What is asked |
For the data below, transcribe the part that opens with the line containing "Write the TikZ code for this diagram." and closes with the line containing "(158,441) -- cycle;", exactly and with no pictures.

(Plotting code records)
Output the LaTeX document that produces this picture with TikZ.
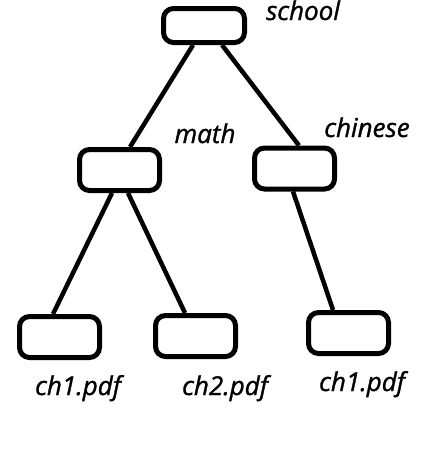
\documentclass[tikz,border=0pt]{standalone}
\usepackage{fontspec}
\setmainfont{Open Sans}[ItalicFeatures={FakeBold=1.2}]
\begin{document}
\begin{tikzpicture}[x=1pt,y=-1pt,
  box/.style={draw=black,line width=5pt,rounded corners=10pt,minimum width=80pt,minimum height=41pt,inner sep=0pt},
  lab/.style={anchor=base,font=\fontsize{26}{28}\selectfont\itshape},
  edge/.style={line width=4.5pt}]
\useasboundingbox (0,0) rectangle (423,472);
\node[box,minimum width=81pt,minimum height=34pt] (top) at (204,25.5) {};
\node[box] (math) at (119.5,170) {};
\node[box] (chinese) at (294.5,168.5) {};
\node[box] (b1) at (59.5,337) {};
\node[box] (b2) at (195.5,336) {};
\node[box] (b3) at (348.5,333) {};
\draw[edge] ([xshift=-11pt]top.south) -- ([xshift=10.5pt]math.north);
\draw[edge] ([xshift=18pt]top.south) -- ([xshift=4.5pt]chinese.north);
\draw[edge] ([xshift=-7.5pt]math.south) -- ([xshift=-6.5pt]b1.north);
\draw[edge] ([xshift=8.5pt]math.south) -- ([xshift=-10.5pt]b2.north);
\draw[edge] ([xshift=-1.5pt]chinese.south) -- ([xshift=-15.5pt]b3.north);
\node[lab] (lschool) at (303,20) {school};
\node[lab] (lmath) at (205,143) {math};
\node[lab] (lchinese) at (367,137) {chinese};
\node[lab] (l1) at (78,395) {ch1.pdf};
\node[lab] (l2) at (225,395) {ch2.pdf};
\node[lab] (l3) at (362,391) {ch1.pdf};
\end{tikzpicture}
\end{document}
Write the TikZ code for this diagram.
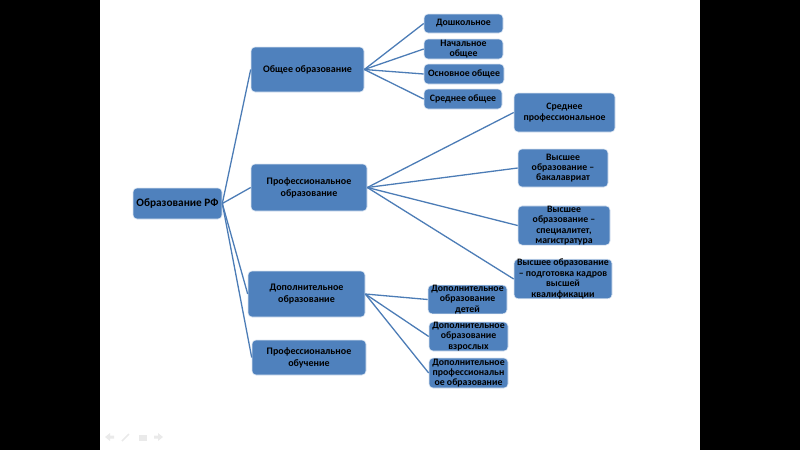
\documentclass[tikz,border=0pt]{standalone}
\usepackage{fontspec}
\setmainfont{Carlito}
\definecolor{boxblue}{HTML}{4F81BD}
\definecolor{lineblue}{HTML}{4C7CB6}
\definecolor{iconGray}{HTML}{EAEAEA}
\tikzset{
  box/.style={draw=white!80!boxblue, line width=0.6pt, fill=boxblue, rounded corners=4pt,
    align=center, text=black, inner sep=0pt},
  lvla/.style={box, font=\fontsize{11.3}{12.5}\selectfont\bfseries},
  lvlb/.style={box, font=\fontsize{10}{12}\selectfont\bfseries},
  lvlc/.style={box, font=\fontsize{9.8}{10.4}\selectfont\bfseries},
  conn/.style={draw=lineblue, line width=1.3pt},
}
\newcommand{\bx}[7]{% name style x1 y1 x2 y2 text
  \node[#2, minimum width={#5-#3}, minimum height={#6-#4}]
    (#1) at ({(#3+#5)/2},{(#4+#6)/2}) {#7};}
\begin{document}
\begin{tikzpicture}[x=1pt,y=-1pt]
\useasboundingbox (0,0) rectangle (800,450);
\fill[black] (0,0) rectangle (100,450);
\fill[black] (700,0) rectangle (800,450);
% faint slideshow icons
\fill[iconGray] (105,437) -- (110,433) -- (110,435.5) -- (114,435.5) -- (114,438.5) -- (110,438.5) -- (110,441) -- cycle;
\draw[iconGray, line width=1.5pt] (122,441) -- (129,434);
\fill[iconGray] (139,435) rectangle (147,441);
\fill[iconGray] (163,437) -- (158,433) -- (158,435.5) -- (154,435.5) -- (154,438.5) -- (158,438.5) -- (158,441) -- cycle;

% level 0
\bx{root}{lvla}{133}{188}{222}{219}{Образование РФ}
% level 1
\bx{gen}{lvlb}{251}{47}{364}{92}{Общее образование}
\bx{prof}{lvlb}{251}{164}{367}{211}{Профессиональное\\образование}
\bx{dop}{lvlb}{248}{271}{365}{317}{Дополнительное\\образование}
\bx{pob}{lvlb}{252}{340}{366}{375}{Профессиональное\\обучение}
% level 2 general
\bx{g1}{lvlc}{424}{14}{503}{33}{Дошкольное}
\bx{g2}{lvlc}{424}{39}{503}{59}{Начальное\\общее}
\bx{g3}{lvlc}{424}{64}{504}{84}{Основное общее}
\bx{g4}{lvlc}{424}{89}{502}{109}{Среднее общее}
% level 2 professional
\bx{p1}{lvlc}{514}{93}{615}{132}{Среднее\\профессиональное}
\bx{p2}{lvlc}{518}{149}{608}{187}{Высшее\\образование –\\бакалавриат}
\bx{p3}{lvlc}{518}{208}{610}{243}{Высшее\\образование –\\специалитет,\\магистратура}
\bx{p4}{lvlc}{514}{260}{612}{298}{Высшее образование\\– подготовка кадров\\высшей\\квалификации}
% level 2 additional
\bx{d1}{lvlc}{428}{286}{507}{313}{Дополнительное\\образование\\детей}
\bx{d2}{lvlc}{429}{322}{508}{351}{Дополнительное\\образование\\взрослых}
\bx{d3}{lvlc}{429}{358}{508}{388}{Дополнительное\\профессиональн\\ое образование}

% connectors
\foreach \t in {gen,prof,dop,pob} \draw[conn] (root.east) -- (\t.west);
\foreach \t in {g1,g2,g3,g4} \draw[conn] (gen.east) -- (\t.west);
\foreach \t in {p1,p2,p3,p4} \draw[conn] (prof.east) -- (\t.west);
\foreach \t in {d1,d2,d3} \draw[conn] (dop.east) -- (\t.west);
\end{tikzpicture}
\end{document}
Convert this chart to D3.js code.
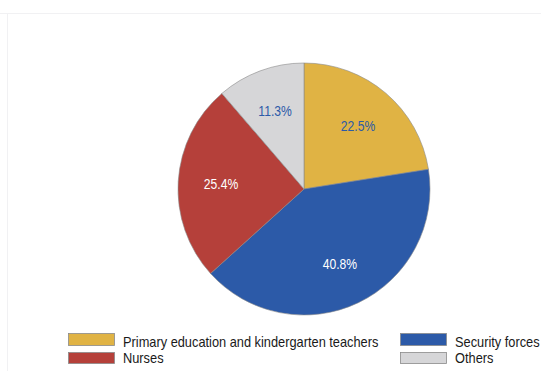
<!DOCTYPE html>
<html>
<head>
<meta charset="utf-8">
<script src="https://cdn.jsdelivr.net/npm/d3@7"></script>
<style>
  html, body { margin: 0; padding: 0; background: #ffffff; }
  svg { display: block; font-family: "Liberation Sans", Arial, sans-serif; }
</style>
</head>
<body>
<svg id="chart" width="541" height="371"></svg>
<script>
// Share of workers by occupation group
const categories = [
  "Primary education and kindergarten teachers",
  "Security forces",
  "Nurses",
  "Others"
];
const shares = [22.5, 40.8, 25.4, 11.3];
const sliceColors = ["#e0b344", "#2c5aa8", "#b5403a", "#d6d6d8"];
const labelColors = ["#2c5aa8", "#ffffff", "#ffffff", "#2c5aa8"];
const legendOrder = [0, 1, 2, 3];

const svg = d3.select("#chart");
const W = 541, H = 371;

// faint outer frame
svg.append("line").attr("x1", 0).attr("x2", W).attr("y1", 13.5).attr("y2", 13.5)
  .attr("stroke", "#f1f1f3").attr("stroke-width", 1);
svg.append("line").attr("x1", 7.5).attr("x2", 7.5).attr("y1", 13).attr("y2", H)
  .attr("stroke", "#f1f1f3").attr("stroke-width", 1);

const cx = 304, cy = 189, R = 126;
const data = categories.map((c, i) => ({ name: c, value: shares[i], i }));

const pie = d3.pie().sort(null).value(d => d.value);
const arc = d3.arc().innerRadius(0).outerRadius(R);
const labelArc = d3.arc().innerRadius(R * 0.66).outerRadius(R * 0.66);

const g = svg.append("g").attr("transform", `translate(${cx},${cy})`);
const arcs = pie(data);

g.selectAll("path.slice").data(arcs).enter().append("path")
  .attr("class", "slice")
  .attr("d", arc)
  .attr("fill", d => sliceColors[d.data.i])
  .attr("stroke", "#8a8a8a")
  .attr("stroke-width", 0.6);

// percentage labels, set in a slightly condensed face
g.selectAll("text.pct").data(arcs).enter().append("text")
  .attr("class", "pct")
  .attr("transform", d => `translate(${labelArc.centroid(d)}) scale(0.88,1)`)
  .attr("text-anchor", "middle")
  .attr("dy", "0.36em")
  .attr("font-size", 13.8)
  .attr("fill", d => labelColors[d.data.i])
  .text(d => d3.format(".1f")(d.data.value) + "%");

// legend: two columns, two rows
const legendX = [68, 400], swatchY = [333, 352], textY = [347, 363];
const legend = svg.append("g");
legendOrder.forEach((k, n) => {
  const col = n === 0 || n === 2 ? 0 : 1;
  const row = n < 2 ? 0 : 1;
  const item = legend.append("g")
    .attr("transform", `translate(${legendX[col]},0)`);
  item.append("rect").attr("x", 0.5).attr("y", swatchY[row] + 0.5)
    .attr("width", 46).attr("height", row === 0 ? 12 : 11)
    .attr("fill", sliceColors[k]).attr("stroke", "#8a8a8a").attr("stroke-width", 0.8);
  item.append("text")
    .attr("transform", `translate(55,${textY[row]}) scale(0.915,1)`)
    .attr("font-size", 14)
    .attr("fill", "#1a1a1a")
    .text(categories[k]);
});
</script>
</body>
</html>
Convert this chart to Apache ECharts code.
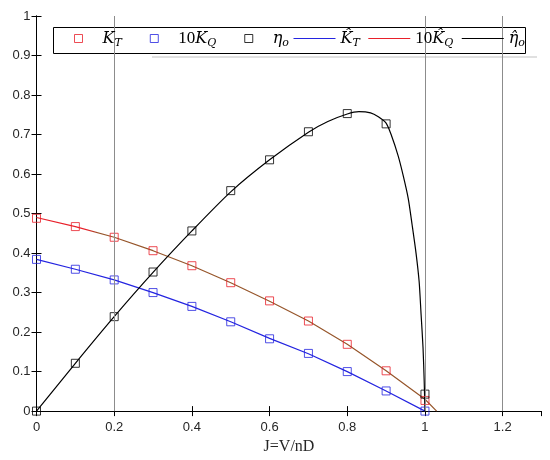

Answer to this task |
Write the TikZ code for this diagram.
\documentclass[tikz,border=0pt]{standalone}
\usepackage{fontspec}
\setmainfont{Carlito}
\definecolor{boxblue}{HTML}{4F81BD}
\definecolor{lineblue}{HTML}{4C7CB6}
\definecolor{iconGray}{HTML}{EAEAEA}
\tikzset{
  box/.style={draw=white!80!boxblue, line width=0.6pt, fill=boxblue, rounded corners=4pt,
    align=center, text=black, inner sep=0pt},
  lvla/.style={box, font=\fontsize{11.3}{12.5}\selectfont\bfseries},
  lvlb/.style={box, font=\fontsize{10}{12}\selectfont\bfseries},
  lvlc/.style={box, font=\fontsize{9.8}{10.4}\selectfont\bfseries},
  conn/.style={draw=lineblue, line width=1.3pt},
}
\newcommand{\bx}[7]{% name style x1 y1 x2 y2 text
  \node[#2, minimum width={#5-#3}, minimum height={#6-#4}]
    (#1) at ({(#3+#5)/2},{(#4+#6)/2}) {#7};}
\begin{document}
\begin{tikzpicture}[x=1pt,y=-1pt]
\useasboundingbox (0,0) rectangle (800,450);
\fill[black] (0,0) rectangle (100,450);
\fill[black] (700,0) rectangle (800,450);
% faint slideshow icons
\fill[iconGray] (105,437) -- (110,433) -- (110,435.5) -- (114,435.5) -- (114,438.5) -- (110,438.5) -- (110,441) -- cycle;
\draw[iconGray, line width=1.5pt] (122,441) -- (129,434);
\fill[iconGray] (139,435) rectangle (147,441);
\fill[iconGray] (163,437) -- (158,433) -- (158,435.5) -- (154,435.5) -- (154,438.5) -- (158,438.5) -- (158,441) -- cycle;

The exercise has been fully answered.